PAT LOEB: Congress requested an FCC report on TV violence almost three years ago. A draft now circulating suggests that the commission regulate violent programming, the way it does sexual content or profanity. Consider this scene from the show "24" . . . The main character, Jack Bauer, stabs himself in the stomach.

JACK BAUER: I have to make it look like I was injured during the attack.

The show is broadcast at 9 p.m., during family viewing hours. If Congress accepts the report, such scenes would be barred from broadcast between 6 a.m. and 10 p.m. Child advocate Patti Miller of Children Now says the group welcomes FCC oversight.

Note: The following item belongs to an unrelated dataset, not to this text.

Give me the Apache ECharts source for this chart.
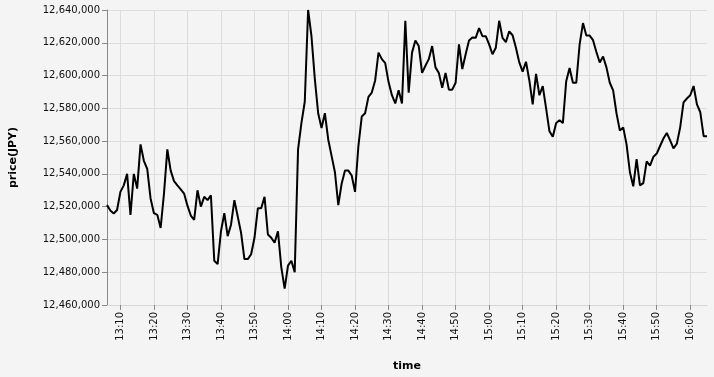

PATTI MILLER: There's some very serious consequences of prolonged exposure to television violence for children. This is really a public health issue and we need to be concerned about this.

But Jonathan Rintels of the Center for Creative Voices in Media says the problem with such regulations is that they are vague and violate free speech.

JONATHAN RINTELS: Are we going to censor the news? Are we going to censor sports? I mean, one person's violence is another person's hockey game.

Cable companies are balking, too. Their content is not regulated by the FCC but the draft report recommends that Congress mandate a family tier of cable programming or a la carte choices for parents. The report is still in its early stages but several lawmakers, including Hillary Clinton and John McCain, have expressed support for tighter regulation of violent programming.

In Los Angeles, I'm Pat Loeb for Marketplace.